Menke und seine Stellvertreterin Marion Schmager sind nach Reden bei den Demonstrationen bedroht worden. "Meine Stellvertreterin hat einen Brief bekommen, unterschrieben mit Sophie Scholl", berichtet er. Gegnerinnen und Gegner der Corona-Maßnahmen waren auch deshalb vielfach in die Kritik geraten, weil sie sich mit NS-Widerstandskämpferinnen wie Sophie Scholl verglichen haben. Menke selbst sah sich Angriffen in einer lokalen Facebook-Gruppe ausgesetzt, deren Administrator seinen Rücktritt forderte: "Sie sind eine Schande für die Kirche.

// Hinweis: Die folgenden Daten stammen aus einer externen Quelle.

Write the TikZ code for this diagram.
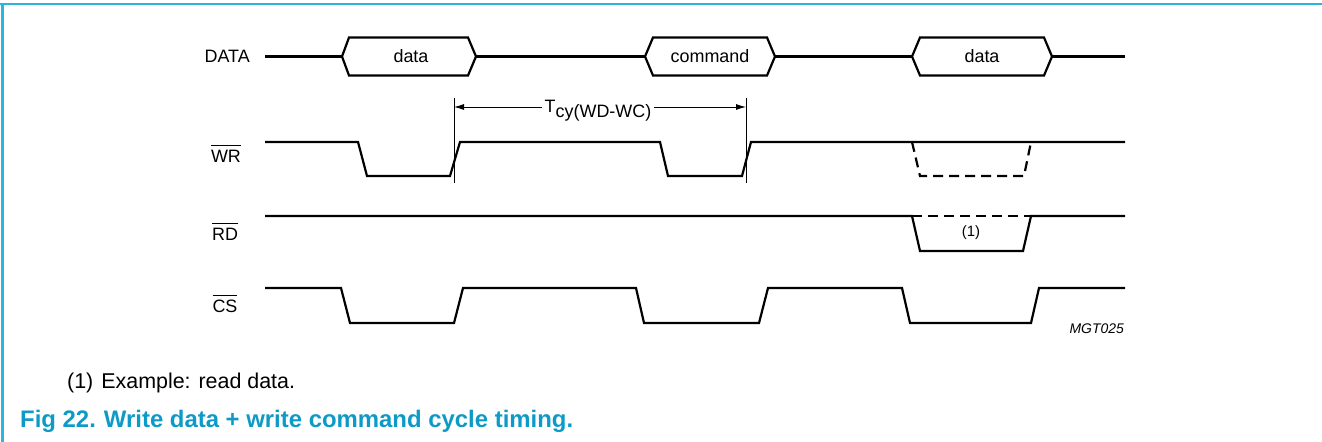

Sie betreiben Hetze gegen Andersdenkende", zitiert er: "Ich hoffe, unserem Superintendenten Dr. Menke wird bald das Handwerk gelegt."

Auch mit Impfkampagnen ergreifen manche Kirchenkreise und Gemeinden Position und die Reaktionen sind teils heftig, wie im Kirchenkreis Verden, der mit großformatigen Bannern an Kirchen mit der Aufschrift "Impfen ist Nächstenliebe" wirbt. In der Nacht zum Donnerstag haben unbekannte Täter eines der Banner zerschnitten. "Das ist zum einen eine Sachbeschädigung, die zur Anzeige führt. Zum anderen muss es wohl gedeutet werden als eine Stufe der Eskalation in der Auseinandersetzung um das Thema Impfen gegen Corona", sagt Pastor Marko Stenzel von der betroffenen St. Johannis-Gemeinde.

An diesem Sonnabend will das neue Osnabrücker Bündnis "Demokrat_innen für den Respekt" in der Innenstadt das Gespräch suchen. In Osnabrück demonstrieren seit Wochen jeweils sonnabends an die 2.000 Menschen mit zum Teil hetzerischen Wortbeiträgen gegen die Corona-Politik. Was die Dialog-Partnerinnen und -Partner in Hildesheim besprechen, wird unter ihnen bleiben, sagt Superintendent Peisert. "Für manche ist es wichtig, dass es vertraulich ist."